All Quiet on the Western Front: War Books [3/15]
by Charlotte Reads Classics
Now he is lying there – and for what reason? Everybody in the whole world ought to be made to walk past his bed and be told: ‘This is Franz Kemmerich, he’s nineteen and a half, and he doesn’t want to die! Don’t let him die!
All Quiet on the Western Front is a book that never loses force. Originally I was only going to read war books I hadn’t read before but why leave out the best? I have read this book before and am pleased to report that it is still just as devastating and worthwhile the second time around. I’m quite confident that by the end of this reading project I will still recommend this book as the one to read.
I won’t go into the plot, because I’m sure everyone knows the story: German soldier fighting on the Western front in WWI. The fact that the novel is about German soldiers highlights why we should commemorate all the soldiers who died in the war, not just the ones from our own country. The most important part of the book is that you could be reading about any soldier from either side. This post is heavy on the quotes because Remarque’s writing is somehow both horrific and beautiful, and puts into words what I couldn’t begin to articulate.
Paul Baumer is just about as experienced as you can manage to be for a front line soldier, which makes it easy to forget that he is only nineteen. During the battles he fights instinctively, acts compassionately, appears fearless. It isn’t until after the fighting stops that I remembered how young and destroyed he really is:
The trucks roll monotonously onwards, the shouts are monotonous , the falling rain is monotonous. It falls on our heads and on the heads of the dead men up at the front of the truck, on the body of the little recruit with a wound that is far too big for his hip, it’s falling on Kemmerich’s grave and it’s falling in our hearts.
That is the quote I remember best from reading this book a few years ago. It completely captures the sheer despair and futility of these soldiers prolonging their lives. Yes, they can survive one battle but in order to face what? Paul and his comrades occasionally talk about what they would do if the war finishes and the answers tend to revolve around satisfying the body; girls, food, alcohol, sleep. Any discussion beyond that is depressing; they are the lost generation and they know it.
We’re no longer young men. We’ve lost any desire to conquer the world. We are refugees. We are fleeing from ourselves. From our lives. We were eighteen years old, and we had just begun to love the world and to love being in it; but we had to shoot at it. The first shell to land went straight for our hearts. We’ve been cut off from real action, from getting on, from progress. We don’t believe in those things anymore; We believe in the war.

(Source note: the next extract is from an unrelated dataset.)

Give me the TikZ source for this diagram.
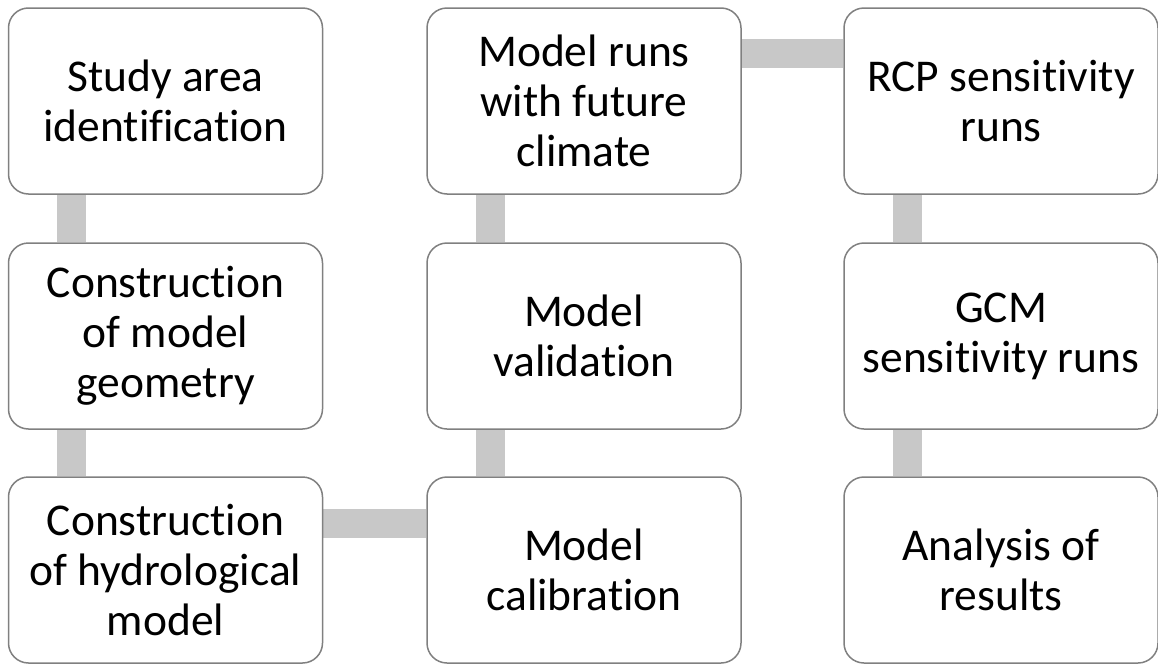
\documentclass[tikz,border=0pt]{standalone}
\usepackage{fontspec}
\setmainfont{Carlito}[Ligatures=NoCommon]
\usetikzlibrary{backgrounds}
\definecolor{boxline}{HTML}{808080}
\definecolor{barfill}{HTML}{C8C8C8}
\tikzset{
  stepbox/.style={draw=boxline, line width=1.5pt, fill=white, rounded corners=20pt,
    minimum width=314pt, minimum height=186pt, inner sep=0pt, align=center,
    font=\fontsize{45.5}{50}\selectfont, text=black},
  barline/.style={draw=barfill, line width=29pt}
}
\begin{document}
\begin{tikzpicture}[x=1pt,y=-1pt]
\useasboundingbox (0,0) rectangle (1158,664);
\node[stepbox] (a1) at (165.5,101) {Study area\\identification};
\node[stepbox] (a2) at (165.5,336) {Construction\\of model\\geometry};
\node[stepbox] (a3) at (165.5,570) {Construction\\of hydrological\\model};
\node[stepbox] (b3) at (584,570) {Model\\calibration};
\node[stepbox] (b2) at (584,336) {Model\\validation};
\node[stepbox] (b1) at (584,101) {Model runs\\with future\\climate};
\node[stepbox] (c1) at (1001,101) {RCP sensitivity\\runs};
\node[stepbox] (c2) at (1001,336) {GCM\\sensitivity runs};
\node[stepbox] (c3) at (1001,570) {Analysis of\\results};
\begin{pgfonlayer}{background}
\draw[barline] ([xshift=64pt]a1.south west) -- ([xshift=64pt]a2.north west);
\draw[barline] ([xshift=64pt]a2.south west) -- ([xshift=64pt]a3.north west);
\draw[barline] ([yshift=-47pt]a3.north east) -- ([yshift=-47pt]b3.north west);
\draw[barline] ([xshift=64pt]b3.north west) -- ([xshift=64pt]b2.south west);
\draw[barline] ([xshift=64pt]b2.north west) -- ([xshift=64pt]b1.south west);
\draw[barline] ([yshift=-46pt]b1.north east) -- ([yshift=-46pt]c1.north west);
\draw[barline] ([xshift=64pt]c1.south west) -- ([xshift=64pt]c2.north west);
\draw[barline] ([xshift=64pt]c2.south west) -- ([xshift=64pt]c3.north west);
\end{pgfonlayer}
\end{tikzpicture}
\end{document}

The absorption of young men’s lives into the war is something I don’t always consider when thinking about war novels. Yes, most of their time is taken up with fighting and whilst they get leave to see their families perhaps this isn’t the relief you might have thought it was. The soldiers think about home with nostalgia – firmly anchored in the past:
The [memories] are silent because that is something incomprehensible to us. There is no silence at the front and the spell of the front is so strong that we are never away from it. […] The quietness is the reason why all these images awaken in us not so much desire as sadness – a vast and inexplicable melancholy. These scenes existed once – but they will never return. They are gone, they are another world, a world that is in the past for us.
Surprisingly some of the most upsetting parts of the novel happen when Paul is at home on leave. The soldiers have an unspoken, unanimous decision to never reveal the reality of what happens at the front to their families. Consequently Paul has to see and do horrible things and never speak of them to anyone who cares about him, which makes for agonising reading. Is it better that his family didn’t know what his life had become? Does morale win wars or prolong them?
Can there ever be a novel that should be required for everyone to read? Are the World Wars a Western concern? Completely simplifying what could be a lengthy argument, my opinion is that war is war and everyone should know what it really costs.
A beautiful and heart-breaking book. My copy also has that cover, I think it is very striking.
I agree. I love this cover too – it has been very well designed.
This sounds incredible. I need to read this…
You do! 😀
Well done, getting through three books, a reread is a good idea too, great review – if only reading were an antidote to war.
So true, because I’ve been reading all the books about WWI first they have an additional tinge of sadness with the hindsight that there were only a few years of peace before it all started up again.
I tend to avoid ‘war books’ in general, but really must read this. Great review!
Thanks JoAnn, if you’re ever going to read a ‘war book’ this is the one (in my opinion) to go for.
This sounds extraordinary. I have Not so Quiet by Helen Zenna Smith, a response to this book, in my Virago collection and you have inspired me to read both as soon as the time is right,
Oh, I haven’t heard of Not So Quiet before, I’ll definitely look it up.
This was required reading when I was in high school, and I agree, very powerful. I think I need to add it to my list to read again, as I know so much more about WWI now than I did then–I think the impact would be all the greater.
Yes I think so, even though it has only been a couple of years since I read it the first time I know more about WWI and the years before it, which brought something new to reading it this time.